Classics and Religious Studies, Department of

 

Date of this Version

September 1979

Comments

Published in Transactions of the Nebraska Academy of Sciences 7 (1979), pp. 137-143. Copyright 1979 Thomas Nelson Winter.

Abstract

The evidence of the surviving literature and structure provides this chronology for the development of concrete: Fronto dates for us, by naming consuls, two aqueducts utterly devoid of concrete at 312 and 272 B.C. From Cato, who died in 149 B.C., we can discern that (a) concrete has now become the normal foundation for building, (b) limeburning is now an established trade, and (c) his recipe for cement is primitive-—even medieval—-and non-hydraulic.
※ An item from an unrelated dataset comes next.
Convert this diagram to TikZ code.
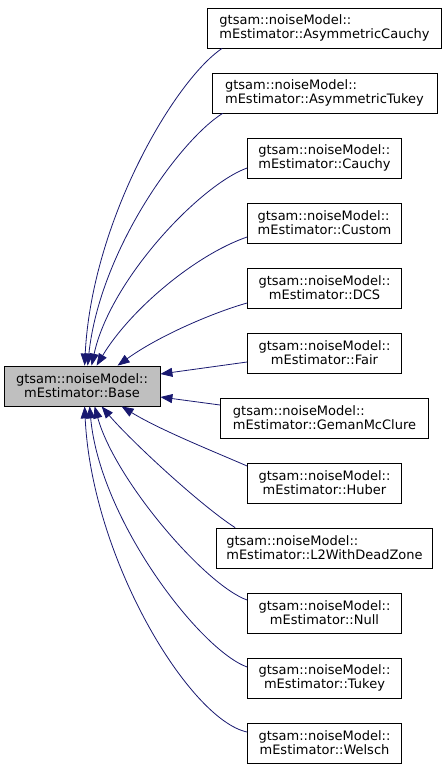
\documentclass[tikz,border=0pt]{standalone}
\usepackage{fontspec}
\setmainfont{DejaVu Sans}
\usetikzlibrary{arrows.meta}
\definecolor{edgecol}{HTML}{191970}
\definecolor{basefill}{HTML}{BFBFBF}
\newsavebox\lbA
\newsavebox\lbB
\newcommand\dlab[2]{\sbox\lbA{#1}\sbox\lbB{#2}\ifdim\wd\lbA<\wd\lbB\makebox[\wd\lbB][l]{#1}\else#1\fi\\#2}
\tikzset{
  cls/.style={draw=black, line width=0.8pt, fill=white, inner sep=0pt, minimum height=40pt, align=center, font=\fontsize{13}{14}\selectfont},
  edge/.style={draw=edgecol, line width=0.8pt, -{Triangle[length=12pt,width=9pt]}},
}
\begin{document}
\begin{tikzpicture}[x=1pt,y=1pt]
\useasboundingbox (0,0) rectangle (447,-771);
\node[cls, fill=basefill, minimum width=156pt] (base) at (82,-386) {\dlab{gtsam::noiseModel::}{mEstimator::Base}};
\node[cls, minimum width=234pt] (ac) at (324.5,-28) {\dlab{gtsam::noiseModel::}{mEstimator::AsymmetricCauchy}};
\node[cls, minimum width=225pt] (at) at (324.5,-93) {\dlab{gtsam::noiseModel::}{mEstimator::AsymmetricTukey}};
\node[cls, minimum width=154pt] (cauchy) at (324.5,-158) {\dlab{gtsam::noiseModel::}{mEstimator::Cauchy}};
\node[cls, minimum width=154pt] (custom) at (324.5,-223) {\dlab{gtsam::noiseModel::}{mEstimator::Custom}};
\node[cls, minimum width=154pt] (dcs) at (324.5,-288) {\dlab{gtsam::noiseModel::}{mEstimator::DCS}};
\node[cls, minimum width=154pt] (fair) at (324.5,-353) {\dlab{gtsam::noiseModel::}{mEstimator::Fair}};
\node[cls, minimum width=208pt] (gmc) at (324.5,-418) {\dlab{gtsam::noiseModel::}{mEstimator::GemanMcClure}};
\node[cls, minimum width=154pt] (huber) at (324.5,-483) {\dlab{gtsam::noiseModel::}{mEstimator::Huber}};
\node[cls, minimum width=216pt] (l2) at (324.5,-548) {\dlab{gtsam::noiseModel::}{mEstimator::L2WithDeadZone}};
\node[cls, minimum width=154pt] (null) at (324.5,-613) {\dlab{gtsam::noiseModel::}{mEstimator::Null}};
\node[cls, minimum width=154pt] (tukey) at (324.5,-678) {\dlab{gtsam::noiseModel::}{mEstimator::Tukey}};
\node[cls, minimum width=154pt] (welsch) at (324.5,-743) {\dlab{gtsam::noiseModel::}{mEstimator::Welsch}};

\draw[edge] ([xshift=15pt]ac.south west) .. controls (175,-80) and (92,-220) .. ([xshift=81pt]base.north west);
\draw[edge] ([xshift=11pt]at.south west) .. controls (180,-140) and (100,-250) .. ([xshift=84pt]base.north west);
\draw[edge] ([yshift=-10pt]cauchy.west) .. controls (200,-185) and (110,-280) .. ([xshift=88pt]base.north west);
\draw[edge] ([yshift=-14pt]custom.west) .. controls (195,-255) and (130,-310) .. ([xshift=93pt]base.north west);
\draw[edge] ([yshift=-15pt]dcs.west) .. controls (215,-312) and (160,-335) .. ([xshift=114pt]base.north west);
\draw[edge] ([yshift=-9pt]fair.west) -- ([yshift=12pt]base.east);
\draw[edge] ([yshift=13pt]gmc.west) -- ([yshift=-11pt]base.east);
\draw[edge] ([yshift=17pt]huber.west) .. controls (215,-452) and (160,-430) .. ([xshift=118pt]base.south west);
\draw[edge] ([xshift=19pt]l2.north west) .. controls (200,-505) and (130,-440) .. ([xshift=98pt]base.south west);
\draw[edge] ([yshift=13pt]null.west) .. controls (205,-585) and (115,-480) .. ([xshift=91pt]base.south west);
\draw[edge] ([yshift=11pt]tukey.west) .. controls (200,-650) and (100,-520) .. ([xshift=86pt]base.south west);
\draw[edge] ([yshift=11pt]welsch.west) .. controls (190,-720) and (92,-560) .. ([xshift=81pt]base.south west);
\end{tikzpicture}
\end{document}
The year 140 saw the opening of the Marcian Aqueduct, its water-channel lined in non-hydraulic cement. Vitruvius, ca. 25 B.C., describes different cement formulations for different purposes, even giving, knowingly, a recipe for hydraulic cement. The years 38–52, nonetheless, included the building of two aqueducts in the non-hydraulic variety. The harbor at Ostia, built with hydraulic concrete, is finished by 62 A.D. In this same period a surviving concrete dome is cast over a wooden form to make a room of a palace. The Pantheon, a 144-foot diameter cast-in-place concrete dome, marks the acme of the Roman Art in the reign of Hadrian, 117–138 A.D. The high-quality Roman cement persists until 300 A.D., after which time the mix reverts to the original type of Cato. Finally, the cement of Joseph Aspdin’s 1824 patent seems somewhat familiar.